What is asked:
Only one portion of the data is to be written out: from the line bearing "Reproduce this chart with matplotlib." through the line bearing "bin_days = 28". Write it exactly as it appears.

Source material:
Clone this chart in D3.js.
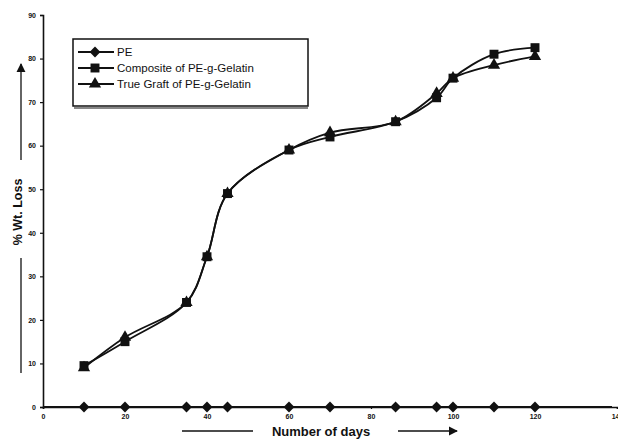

---

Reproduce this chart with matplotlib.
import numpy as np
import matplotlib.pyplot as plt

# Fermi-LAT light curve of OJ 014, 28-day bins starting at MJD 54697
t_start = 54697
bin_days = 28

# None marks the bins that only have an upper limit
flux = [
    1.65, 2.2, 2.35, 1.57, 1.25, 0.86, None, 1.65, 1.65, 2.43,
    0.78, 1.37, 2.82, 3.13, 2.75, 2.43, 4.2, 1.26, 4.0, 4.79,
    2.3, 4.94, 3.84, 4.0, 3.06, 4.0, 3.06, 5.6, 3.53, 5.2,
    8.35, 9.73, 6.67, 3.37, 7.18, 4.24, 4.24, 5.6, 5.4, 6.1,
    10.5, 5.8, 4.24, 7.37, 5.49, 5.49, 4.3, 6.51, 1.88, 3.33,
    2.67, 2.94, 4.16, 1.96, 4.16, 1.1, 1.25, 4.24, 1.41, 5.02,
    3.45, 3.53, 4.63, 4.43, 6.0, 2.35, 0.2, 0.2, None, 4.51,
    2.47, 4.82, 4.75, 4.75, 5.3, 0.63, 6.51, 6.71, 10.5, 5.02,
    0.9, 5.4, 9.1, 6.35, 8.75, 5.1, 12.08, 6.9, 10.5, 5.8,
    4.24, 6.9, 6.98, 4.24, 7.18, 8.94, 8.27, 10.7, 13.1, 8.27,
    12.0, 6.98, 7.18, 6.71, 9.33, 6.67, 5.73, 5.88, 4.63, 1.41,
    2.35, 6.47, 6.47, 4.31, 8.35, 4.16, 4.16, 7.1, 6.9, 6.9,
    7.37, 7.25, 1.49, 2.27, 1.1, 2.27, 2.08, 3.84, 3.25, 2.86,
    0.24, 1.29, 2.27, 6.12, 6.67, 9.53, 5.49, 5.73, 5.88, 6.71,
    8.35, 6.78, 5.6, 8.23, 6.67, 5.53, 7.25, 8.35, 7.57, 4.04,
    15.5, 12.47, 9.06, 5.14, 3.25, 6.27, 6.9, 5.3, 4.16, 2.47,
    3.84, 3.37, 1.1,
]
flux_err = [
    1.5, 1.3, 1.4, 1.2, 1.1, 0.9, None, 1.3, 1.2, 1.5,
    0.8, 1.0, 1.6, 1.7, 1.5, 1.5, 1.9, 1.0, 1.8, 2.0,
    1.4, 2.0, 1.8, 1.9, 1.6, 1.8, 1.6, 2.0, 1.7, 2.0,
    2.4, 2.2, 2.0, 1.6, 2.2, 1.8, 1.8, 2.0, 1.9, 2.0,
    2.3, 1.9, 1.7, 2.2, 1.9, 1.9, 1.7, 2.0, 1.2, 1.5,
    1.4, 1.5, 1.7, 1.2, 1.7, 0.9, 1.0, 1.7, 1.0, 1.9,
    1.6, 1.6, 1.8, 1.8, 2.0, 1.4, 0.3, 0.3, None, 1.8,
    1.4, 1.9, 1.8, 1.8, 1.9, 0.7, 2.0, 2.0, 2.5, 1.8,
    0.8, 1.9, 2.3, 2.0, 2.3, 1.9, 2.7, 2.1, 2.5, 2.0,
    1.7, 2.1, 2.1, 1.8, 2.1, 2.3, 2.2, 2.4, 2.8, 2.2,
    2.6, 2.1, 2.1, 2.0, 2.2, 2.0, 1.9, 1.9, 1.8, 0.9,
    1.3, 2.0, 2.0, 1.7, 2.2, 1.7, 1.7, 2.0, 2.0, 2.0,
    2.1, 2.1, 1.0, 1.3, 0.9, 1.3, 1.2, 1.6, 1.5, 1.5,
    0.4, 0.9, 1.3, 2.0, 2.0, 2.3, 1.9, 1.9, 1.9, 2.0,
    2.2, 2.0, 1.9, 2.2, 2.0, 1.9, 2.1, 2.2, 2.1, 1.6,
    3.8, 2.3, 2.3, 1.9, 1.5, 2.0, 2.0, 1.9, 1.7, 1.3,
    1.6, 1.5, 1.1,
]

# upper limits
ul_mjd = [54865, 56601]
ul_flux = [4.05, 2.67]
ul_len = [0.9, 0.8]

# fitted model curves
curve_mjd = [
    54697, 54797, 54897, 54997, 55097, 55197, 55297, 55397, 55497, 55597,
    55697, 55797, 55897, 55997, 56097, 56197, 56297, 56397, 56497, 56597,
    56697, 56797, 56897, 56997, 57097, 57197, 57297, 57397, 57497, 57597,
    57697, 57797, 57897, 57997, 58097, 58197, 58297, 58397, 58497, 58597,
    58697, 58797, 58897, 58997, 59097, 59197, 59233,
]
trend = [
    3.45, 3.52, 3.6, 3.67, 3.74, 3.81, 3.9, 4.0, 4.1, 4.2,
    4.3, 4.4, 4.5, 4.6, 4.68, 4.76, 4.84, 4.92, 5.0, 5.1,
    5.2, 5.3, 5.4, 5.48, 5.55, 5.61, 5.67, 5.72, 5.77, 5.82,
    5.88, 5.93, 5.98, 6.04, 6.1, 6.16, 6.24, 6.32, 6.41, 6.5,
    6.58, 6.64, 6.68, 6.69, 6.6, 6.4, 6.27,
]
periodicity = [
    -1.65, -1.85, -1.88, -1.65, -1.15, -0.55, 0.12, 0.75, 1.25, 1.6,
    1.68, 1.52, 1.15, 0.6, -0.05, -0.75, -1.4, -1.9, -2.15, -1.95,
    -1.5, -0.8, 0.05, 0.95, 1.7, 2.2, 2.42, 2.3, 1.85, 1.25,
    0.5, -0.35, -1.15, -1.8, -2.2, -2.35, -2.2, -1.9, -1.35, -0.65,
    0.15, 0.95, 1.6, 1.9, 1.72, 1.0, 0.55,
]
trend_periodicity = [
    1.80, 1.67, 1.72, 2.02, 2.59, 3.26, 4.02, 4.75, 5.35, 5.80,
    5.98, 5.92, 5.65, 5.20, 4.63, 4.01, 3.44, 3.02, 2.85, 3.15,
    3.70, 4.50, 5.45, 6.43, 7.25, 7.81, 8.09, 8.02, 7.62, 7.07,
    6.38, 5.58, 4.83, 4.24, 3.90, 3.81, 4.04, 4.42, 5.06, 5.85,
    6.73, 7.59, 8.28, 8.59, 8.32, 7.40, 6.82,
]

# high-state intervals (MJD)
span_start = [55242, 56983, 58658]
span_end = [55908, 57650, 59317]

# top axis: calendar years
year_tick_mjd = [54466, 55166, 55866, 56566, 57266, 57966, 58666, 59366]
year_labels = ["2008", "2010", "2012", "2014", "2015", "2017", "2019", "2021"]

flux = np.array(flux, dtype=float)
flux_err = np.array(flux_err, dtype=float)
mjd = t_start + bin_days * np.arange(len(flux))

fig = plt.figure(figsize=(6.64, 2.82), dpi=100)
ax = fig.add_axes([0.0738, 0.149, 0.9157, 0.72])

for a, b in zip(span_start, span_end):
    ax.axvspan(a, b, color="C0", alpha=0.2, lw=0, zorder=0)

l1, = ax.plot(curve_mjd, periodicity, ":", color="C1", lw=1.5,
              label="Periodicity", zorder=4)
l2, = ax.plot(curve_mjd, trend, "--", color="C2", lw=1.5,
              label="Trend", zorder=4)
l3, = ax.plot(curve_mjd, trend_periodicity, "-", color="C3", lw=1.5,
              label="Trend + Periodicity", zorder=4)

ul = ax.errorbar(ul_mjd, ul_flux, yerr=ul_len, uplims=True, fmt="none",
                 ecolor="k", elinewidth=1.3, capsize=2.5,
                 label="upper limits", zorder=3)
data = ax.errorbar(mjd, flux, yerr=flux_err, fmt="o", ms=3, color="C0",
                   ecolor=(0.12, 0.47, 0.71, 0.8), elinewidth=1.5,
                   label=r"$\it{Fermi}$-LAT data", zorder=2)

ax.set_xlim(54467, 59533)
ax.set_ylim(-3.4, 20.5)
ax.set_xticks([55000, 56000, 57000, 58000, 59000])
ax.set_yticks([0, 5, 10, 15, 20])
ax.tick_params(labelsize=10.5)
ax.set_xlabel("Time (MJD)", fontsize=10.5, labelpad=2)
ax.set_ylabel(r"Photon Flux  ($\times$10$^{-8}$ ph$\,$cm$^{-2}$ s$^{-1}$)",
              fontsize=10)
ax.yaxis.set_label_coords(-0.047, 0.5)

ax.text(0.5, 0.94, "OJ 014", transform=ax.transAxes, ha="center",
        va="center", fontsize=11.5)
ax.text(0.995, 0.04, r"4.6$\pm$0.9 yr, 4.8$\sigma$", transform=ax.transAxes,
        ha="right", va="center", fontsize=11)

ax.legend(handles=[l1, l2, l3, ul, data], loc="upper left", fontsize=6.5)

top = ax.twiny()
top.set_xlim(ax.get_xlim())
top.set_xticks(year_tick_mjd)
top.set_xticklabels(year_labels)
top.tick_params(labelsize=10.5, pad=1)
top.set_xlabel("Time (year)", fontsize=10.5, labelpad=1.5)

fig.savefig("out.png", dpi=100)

Answer for this exercise:
Reproduce this chart with matplotlib.
import numpy as np
import matplotlib.pyplot as plt

# Fermi-LAT light curve of OJ 014, 28-day bins starting at MJD 54697
t_start = 54697
bin_days = 28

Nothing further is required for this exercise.